We set off at 7:30 and walked steadily upwards for an hour or so, till we reached the craggy summit of Simon’s Seat. No postcard shop, no ice-cream hut, and best of all, no people. Less than two hours earlier I was inching through the clouds of choking diesel fumes in the centre of Leeds. Now we were two men perched on a rock at the top of the world. Just the wind in the rocks and the haunting, lonesome cry of the curlew. This astonishing panorama can barely have changed in a century. Perhaps several centuries. Was this an escape from the real world, or an escape to it? I don’t know, but in an existence that for the most part wounds and drains and exhausts, here was a moment of healing and replenishment and true joy.

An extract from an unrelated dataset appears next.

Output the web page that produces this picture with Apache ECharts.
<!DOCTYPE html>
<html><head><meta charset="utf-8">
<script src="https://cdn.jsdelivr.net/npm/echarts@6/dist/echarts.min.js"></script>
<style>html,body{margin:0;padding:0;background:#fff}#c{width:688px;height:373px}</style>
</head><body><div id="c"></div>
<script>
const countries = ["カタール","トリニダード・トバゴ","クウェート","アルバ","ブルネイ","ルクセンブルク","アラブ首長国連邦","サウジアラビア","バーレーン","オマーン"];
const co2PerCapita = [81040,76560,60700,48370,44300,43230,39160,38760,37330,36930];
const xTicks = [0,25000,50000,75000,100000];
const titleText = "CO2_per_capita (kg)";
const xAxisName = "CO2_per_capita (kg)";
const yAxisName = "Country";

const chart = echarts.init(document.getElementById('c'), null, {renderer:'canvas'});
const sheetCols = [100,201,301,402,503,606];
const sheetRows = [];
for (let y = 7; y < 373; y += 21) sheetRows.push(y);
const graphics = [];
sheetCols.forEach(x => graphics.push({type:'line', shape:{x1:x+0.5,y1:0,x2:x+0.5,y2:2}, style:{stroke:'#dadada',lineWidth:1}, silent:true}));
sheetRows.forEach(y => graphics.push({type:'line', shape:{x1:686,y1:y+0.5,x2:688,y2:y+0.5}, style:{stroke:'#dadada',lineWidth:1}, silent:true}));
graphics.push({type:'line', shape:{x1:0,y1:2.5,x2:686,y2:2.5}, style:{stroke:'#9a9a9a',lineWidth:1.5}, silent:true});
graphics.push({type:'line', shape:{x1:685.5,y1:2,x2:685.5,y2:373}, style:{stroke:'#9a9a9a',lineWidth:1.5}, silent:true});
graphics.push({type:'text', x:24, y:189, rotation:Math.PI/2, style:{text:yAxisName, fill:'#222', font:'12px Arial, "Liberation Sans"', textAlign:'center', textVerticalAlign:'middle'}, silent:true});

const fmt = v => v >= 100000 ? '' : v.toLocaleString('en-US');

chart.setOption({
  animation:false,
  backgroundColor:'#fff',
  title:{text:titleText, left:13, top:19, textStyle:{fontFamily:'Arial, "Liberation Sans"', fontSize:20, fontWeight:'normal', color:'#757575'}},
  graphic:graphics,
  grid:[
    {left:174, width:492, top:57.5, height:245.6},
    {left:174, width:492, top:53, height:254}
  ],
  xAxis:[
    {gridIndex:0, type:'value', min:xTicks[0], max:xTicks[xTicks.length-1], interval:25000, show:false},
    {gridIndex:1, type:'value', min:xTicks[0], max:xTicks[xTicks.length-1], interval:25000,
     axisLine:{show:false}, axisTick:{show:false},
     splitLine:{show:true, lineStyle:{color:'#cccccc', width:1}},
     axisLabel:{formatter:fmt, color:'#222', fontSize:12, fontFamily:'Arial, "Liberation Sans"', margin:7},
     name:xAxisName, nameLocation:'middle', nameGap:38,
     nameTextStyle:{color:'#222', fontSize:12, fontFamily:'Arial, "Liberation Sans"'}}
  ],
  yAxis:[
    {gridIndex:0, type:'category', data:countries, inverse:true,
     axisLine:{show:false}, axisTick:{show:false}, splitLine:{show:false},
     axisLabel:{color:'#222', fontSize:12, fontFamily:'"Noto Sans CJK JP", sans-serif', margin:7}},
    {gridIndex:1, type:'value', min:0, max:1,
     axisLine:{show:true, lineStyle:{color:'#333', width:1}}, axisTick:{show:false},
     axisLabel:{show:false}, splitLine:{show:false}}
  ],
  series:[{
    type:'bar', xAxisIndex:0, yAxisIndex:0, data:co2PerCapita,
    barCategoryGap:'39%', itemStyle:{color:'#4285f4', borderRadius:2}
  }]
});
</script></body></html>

George Bernard Shaw: “Man can climb to the highest summits, but he cannot dwell there long”. Which Luke put more prosaically: “It’s the Everest syndrome, unfortunately. Should start to move down while the weather holds.”
This is where we we began our slow jog along the paths across the tops. The slabs soon gave way to springy peat, and for a while it was like running on a very firm mattress. I could have bounced along forever on a surface like this. Hard not to chuckle. As we started the long, winding descent down the other side of the hill, the peat became a rocky path, and quite treacherous in places. More than once I thought I’d lost my footing, and waited for some horrible impact on my knee or elbow or face, but it never arrived.

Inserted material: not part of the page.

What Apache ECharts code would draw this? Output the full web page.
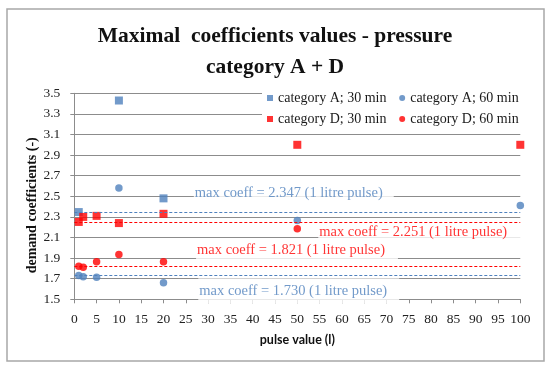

Luke is younger than me, and faster and fitter. Last year he ran a half marathon in 1:45. But he’s not run for a few months so is gratifyingly out of condition. On this surface and incline, we couldn’t run fast in any case. The benefit wasn’t so much aerobic as muscular. The climb and the long descent and the variety of surfaces meant muscles were being woken up for the first time in ages. Tomorrow I may ache.

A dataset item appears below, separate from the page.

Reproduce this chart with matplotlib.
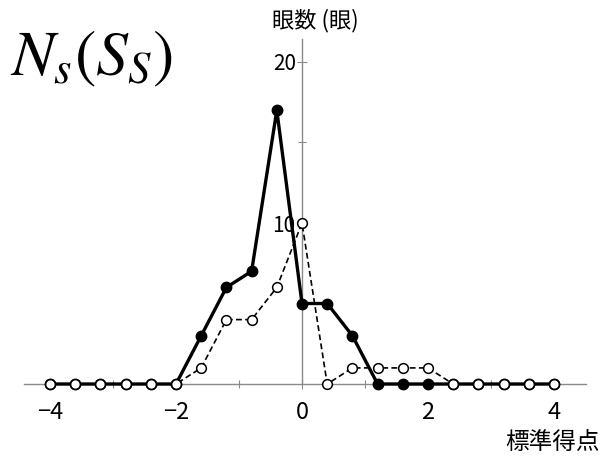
import matplotlib
matplotlib.use('Agg')
from matplotlib import pyplot as plt

plt.rcParams['font.family'] = ['Noto Sans CJK JP', 'DejaVu Sans']
plt.rcParams['mathtext.fontset'] = 'stix'

# standard score bins and eye counts
scores = [-4.0, -3.6, -3.2, -2.8, -2.4, -2.0, -1.6, -1.2, -0.8, -0.4, 0.0,
          0.4, 0.8, 1.2, 1.6, 2.0, 2.4, 2.8, 3.2, 3.6, 4.0]
eyes_filled = [0, 0, 0, 0, 0, 0, 3, 6, 7, 17, 5, 5, 3, 0, 0, 0, 0, 0, 0, 0, 0]
eyes_open = [0, 0, 0, 0, 0, 0, 1, 4, 4, 6, 10, 0, 1, 1, 1, 1, 0, 0, 0, 0, 0]

xticks = [-4, -2, 0, 2, 4]
xtick_labels = ['\u22124', '\u22122', '0', '2', '4']
xminor = [-3, -1, 1, 3]
yticks = [10, 20]
yminor = [5, 15]

fig = plt.figure(figsize=(6.04, 4.65), dpi=100)
ax = fig.add_axes([0, 0, 1, 1])
ax.set_xlim(-4.794, 4.794)
ax.set_ylim(-5.03, 23.85)

gray = '#8a8a8a'
for s in ['top', 'right']:
    ax.spines[s].set_visible(False)
ax.spines['left'].set_position(('data', 0))
ax.spines['bottom'].set_position(('data', 0))
ax.spines['left'].set_bounds(0, 21.4)
ax.spines['bottom'].set_bounds(-4.42, 4.51)
for s in ['left', 'bottom']:
    ax.spines[s].set_color(gray)
    ax.spines[s].set_linewidth(1.0)
    ax.spines[s].set_zorder(1)

ax.set_xticks(xticks)
ax.set_xticklabels(xtick_labels, fontsize=17)
ax.set_xticks(xminor, minor=True)
ax.set_yticks(yticks)
ax.set_yticklabels([str(v) for v in yticks], fontsize=15)
ax.set_yticks(yminor, minor=True)
ax.tick_params(which='both', direction='inout', color=gray, width=0.8)
ax.tick_params(which='major', length=7)
ax.tick_params(which='minor', length=6)
ax.tick_params(axis='x', pad=9)
ax.tick_params(axis='y', pad=1)

ax.plot(scores, eyes_filled, color='black', lw=2.4, marker='o', ms=7.5,
        mfc='black', mec='black', zorder=3)
ax.plot(scores, eyes_open, color='black', lw=1.2, ls=(0, (3.5, 2)), marker='o',
        ms=7, mfc='white', mec='black', mew=1.1, zorder=4)

fig.text(315 / 604, 1 - 21 / 465, '眼数 (眼)', fontsize=16, ha='center', va='center')
fig.text(600 / 604, 1 - 442 / 465, '標準得点', fontsize=17, ha='right', va='center')
fig.text(10 / 604, 1 - 57 / 465, r'$N_s(S_S)$', fontsize=46, ha='left', va='center')

fig.savefig('out.png', dpi=100)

The total jaunt was 8.95 miles. 2.65 of those were steep climbing, then just over 5 of running until we reached the 8 mile point. Here I could announce my exhaustion without shame, leaving us a warm-down walk of a mile or so. That final mile along the River Wharfe in the darkness was a good time to reflect on Hillary’s famous remark that “It’s not the mountain we conquer but ourselves”.
We hope to do it again next week.
*** Confessional note: I admit it. I’ve no idea what a curlew sounds like. I once read a pamphlet describing the walks on Marsden Moor, west of Huddersfield, which said “the moors here are haunted by the lonesome cry of the curlew”. It’s too good an image not to recycle.